### What is needed
Produce a word-for-word copy of the listing below without its pictures.

### Source data
--

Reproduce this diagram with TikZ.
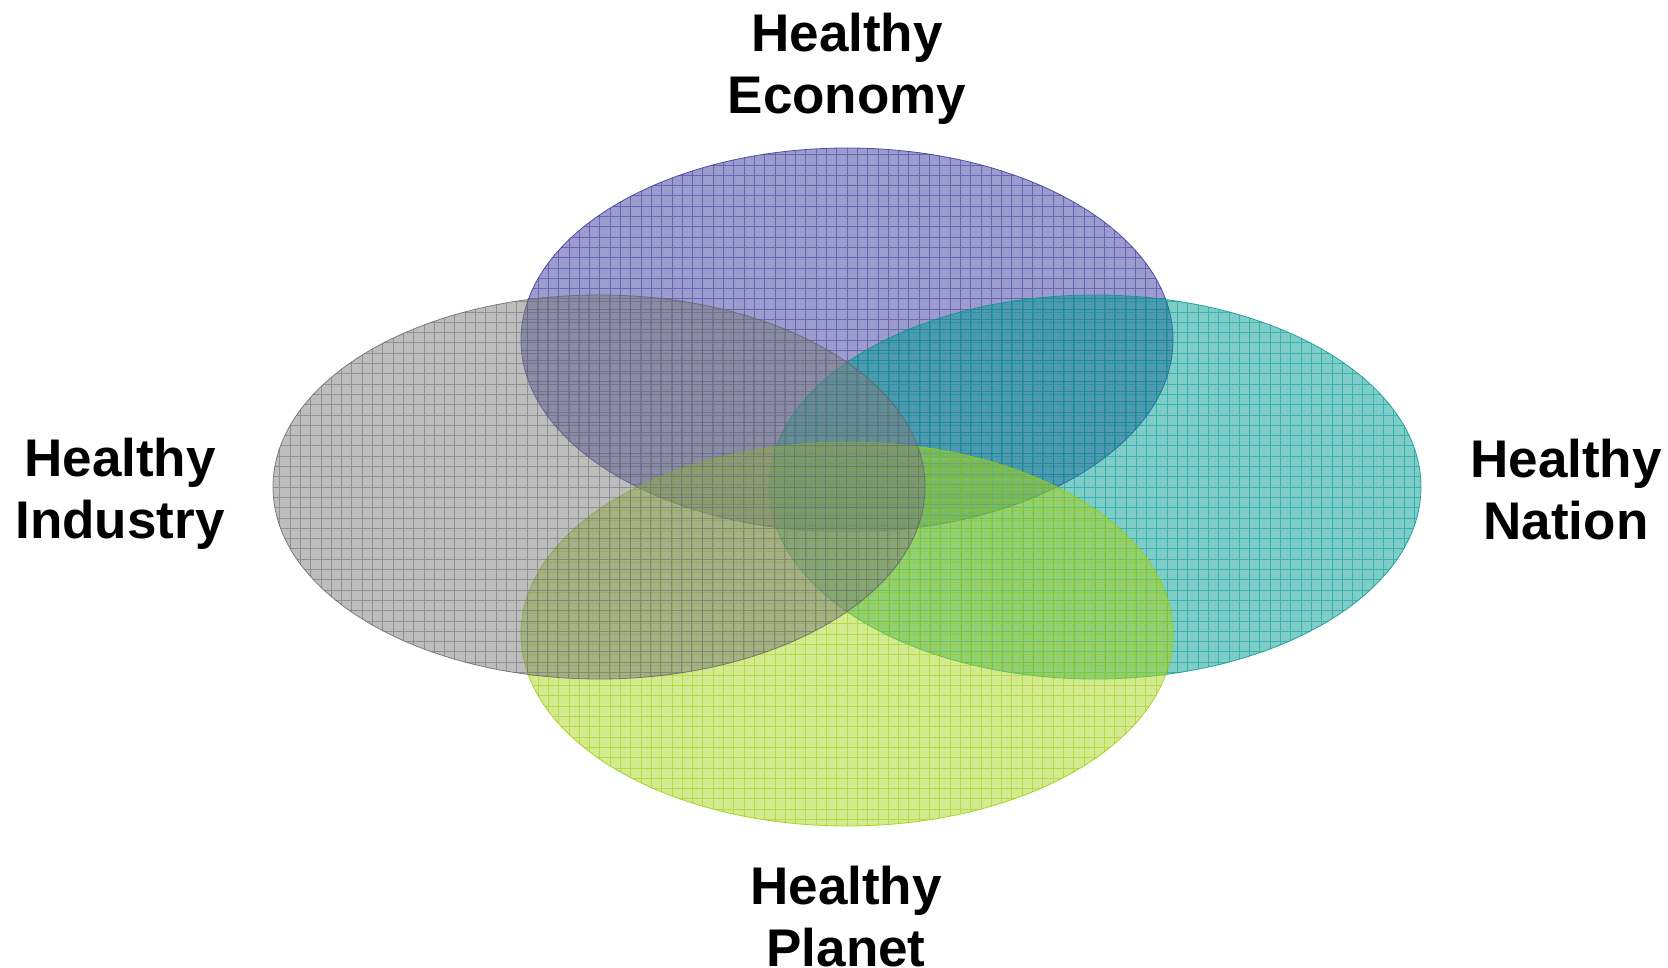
\documentclass[tikz,border=0pt]{standalone}
\usepackage{fontspec}
\setmainfont{Liberation Sans}
\usetikzlibrary{shapes.geometric}
\definecolor{ecoFill}{RGB}{57,57,160}
\definecolor{ecoLine}{RGB}{50,50,150}
\definecolor{indFill}{RGB}{124,124,124}
\definecolor{indLine}{RGB}{100,100,100}
\definecolor{natFill}{RGB}{0,155,147}
\definecolor{natLine}{RGB}{0,150,142}
\definecolor{plaFill}{RGB}{167,213,29}
\definecolor{plaLine}{RGB}{150,205,10}
\begin{document}
\begin{tikzpicture}[x=1pt,y=-1pt]
\tikzset{
  vennset/.style 2 args={ellipse, minimum width=652pt, minimum height=384pt, inner sep=0pt,
    fill=#1, fill opacity=0.5, draw=#2, line width=0.8pt, draw opacity=0.8,
    path picture={\draw[#2, line width=0.7pt, opacity=0.5, step=10.3pt]
      (path picture bounding box.south west) grid (path picture bounding box.north east);}},
  lbl/.style={font=\bfseries\fontsize{53}{62}\selectfont, align=center, text=black, inner sep=0pt},
}
\useasboundingbox (0,0) rectangle (1668,968);
\node[vennset={ecoFill}{ecoLine}] (economy) at (847,340) {};
\node[vennset={natFill}{natLine}] (nation) at (1095,487) {};
\node[vennset={plaFill}{plaLine}] (planet) at (847,634) {};
\node[vennset={indFill}{indLine}] (industry) at (599,487) {};
\node[lbl] (lEco) at (847,69) {Healthy\\Economy};
\node[lbl] (lInd) at (120,494) {Healthy\\Industry};
\node[lbl] (lNat) at (1566,490) {Healthy\\Nation};
\node[lbl] (lPla) at (846,917) {Healthy\\Planet};
\end{tikzpicture}
\end{document}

--

### Response below
Reproduce this diagram with TikZ.
\documentclass[tikz,border=0pt]{standalone}
\usepackage{fontspec}
\setmainfont{Liberation Sans}
\usetikzlibrary{shapes.geometric}
\definecolor{ecoFill}{RGB}{57,57,160}
\definecolor{ecoLine}{RGB}{50,50,150}
\definecolor{indFill}{RGB}{124,124,124}
\definecolor{indLine}{RGB}{100,100,100}
\definecolor{natFill}{RGB}{0,155,147}
\definecolor{natLine}{RGB}{0,150,142}
\definecolor{plaFill}{RGB}{167,213,29}
\definecolor{plaLine}{RGB}{150,205,10}
\begin{document}
\begin{tikzpicture}[x=1pt,y=-1pt]
\tikzset{
  vennset/.style 2 args={ellipse, minimum width=652pt, minimum height=384pt, inner sep=0pt,
    fill=#1, fill opacity=0.5, draw=#2, line width=0.8pt, draw opacity=0.8,
    path picture={\draw[#2, line width=0.7pt, opacity=0.5, step=10.3pt]
      (path picture bounding box.south west) grid (path picture bounding box.north east);}},
  lbl/.style={font=\bfseries\fontsize{53}{62}\selectfont, align=center, text=black, inner sep=0pt},
}
\useasboundingbox (0,0) rectangle (1668,968);
\node[vennset={ecoFill}{ecoLine}] (economy) at (847,340) {};
\node[vennset={natFill}{natLine}] (nation) at (1095,487) {};
\node[vennset={plaFill}{plaLine}] (planet) at (847,634) {};
\node[vennset={indFill}{indLine}] (industry) at (599,487) {};
\node[lbl] (lEco) at (847,69) {Healthy\\Economy};
\node[lbl] (lInd) at (120,494) {Healthy\\Industry};
\node[lbl] (lNat) at (1566,490) {Healthy\\Nation};
\node[lbl] (lPla) at (846,917) {Healthy\\Planet};
\end{tikzpicture}
\end{document}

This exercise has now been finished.